З життя
Я больше не справляюсь. Куда обратиться для помощи моей пожилой матери?

Я больше не в силах. Куда деть мою старушку-мать?
Не знаю, сколько ещё выдержу. Вначале казалось — справлюсь. Думала, это временные трудности, что хватит любви и терпения. Но сейчас я у края. И душой, и телом, и сердцем. Кто-то осудит, а кто-то поймёт — ведь чужие слёзы не катятся по щекам. Хочу рассказать, не оправдываясь, а просто чтобы облегчить душу.
Меня зовут Татьяна, я младшая в семье. Старший брат Иван на три года меня старше. Мама родила нас уже в годах: брата — в сорок два, меня — в сорок пять. Долго ждали детишек, и когда они появились, мама считала нас чудом.
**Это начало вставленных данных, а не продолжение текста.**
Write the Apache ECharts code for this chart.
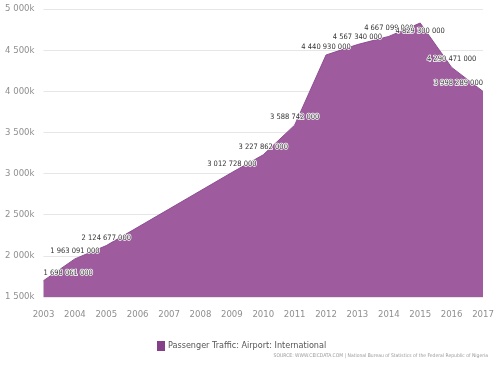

Мы стали её смыслом. И хоть она была старше других матерей, вкладывала в нас всё — ласку, любовь, знания.
Когда мне исполнилось семнадцать, умер отец. Для нас страшный удар, для мамы — конец света. Она едва держалась, а я, как могла, поддерживала. Брат уехал учиться, потом в Штаты — работать, жить, семью заводить. Остались мы вдвоём. Я — и мама.
Прошли годы. Теперь маме семьдесят восемь. Я по-прежнему с ней. Только теперь это не просто мама. Это человек, которому нужен постоянный уход. День и ночь. А я не справляюсь.
Мама забывает простые вещи. Оставляет утюг включённым, плиту горящей, может поставить чайник в холодильник, а хлеб — в бельевой шкаф. Уже сто раз просила не помогать — сама всё сделаю. Но она упрямится — то ли по привычке, то ли из желания быть нужной. Только толку никакого. А сказать ей: «Мама, не надо», — не могу. Вижу, как ей больно от собственной беспомощности.
А недавно случилось худшее. Мама ушла из дома и пропала. Забыла, куда идти. Забыла, где живёт. Искали три часа. Обошла весь район, звонила всем, с ума сходила. Нашла случайно — соседка увидела её на другом конце города. Мама стояла растерянная, дрожащая, испуганная. А я — будто выжатый лимон.
И так теперь постоянно. Вечный стресс. Вечный страх, что случится беда. Вечная ответственность. Не могу расслабиться ни на минуту. Просыпаюсь ночью от шорохов. Никуда не уеду. Я не живу — я выживаю. Я уже не дочь — я сиделка. И это медленно меня убивает.
А у меня ведь и своя семья есть. Муж, дети, внуки. Люблю их, жила для них. Но сейчас все силы уходят на маму. И я чувствую, как слабею. Устала. Выгорела. По ночам плачу, потому что нет выхода.
Даже подумать страшно: «Куда пристроить маму?» Само слово — «пристроить» — звучит как измена. Будто я не родная дочь, а чужая. Но ведь есть же дома для стариков. Есть пансионаты с уходом. Есть специализированные места. Почему одна мысль об этом гложет совесть?
Потому что нас так воспитали. Потому что мать — святое. Она меня родила, выпестовала, берегла. А теперь мой долг — быть рядом. Но долг не должен быть петлёй на шее. А у меня чувство, будто тащу камень в гору, и конца этому нет.
Брат помогает деньгами, звонит, жалеет. Но он — за океаном. Не видит, как мама ночами плачет, как путает меня с покойной бабушкой, как не может найти дорогу домой. Не носится по улицам в панике, когда она задерживается у магазина. Не подбирает осколки разбитых чашек. Он живёт спокойно. А я — здесь. В этом доме. В этой ловушке.
Не знаю, что делать. Хочу просто дышать. Проснуться без тревоги. Съездить к дочери, не опасаясь, что мама тем временем устроит пожар. Прошу не многого — просто кусочек жизни. Немного покоя. Немного себя.
Кто-то, может, осудит. Скажет: «Плохая дочь». Что мать надо носить на руках до конца. Пусть попробует сам. Год, два, пять. А потом расскажет, каково это — быть живым человеком, но не иметь права на передышку.
Я не хочу бросать маму. Хочу, чтобы ей было хорошо. Чтобы о ней заботились, чтобы была в безопасности. Хочу любить её, а не бояться. Но сейчас — я на пределе. И если есть место, где ей будет лучше, где за ней присмотрят, — может, стоит подумать?
Не знаю. Честно не знаю. Но так больше нельзя.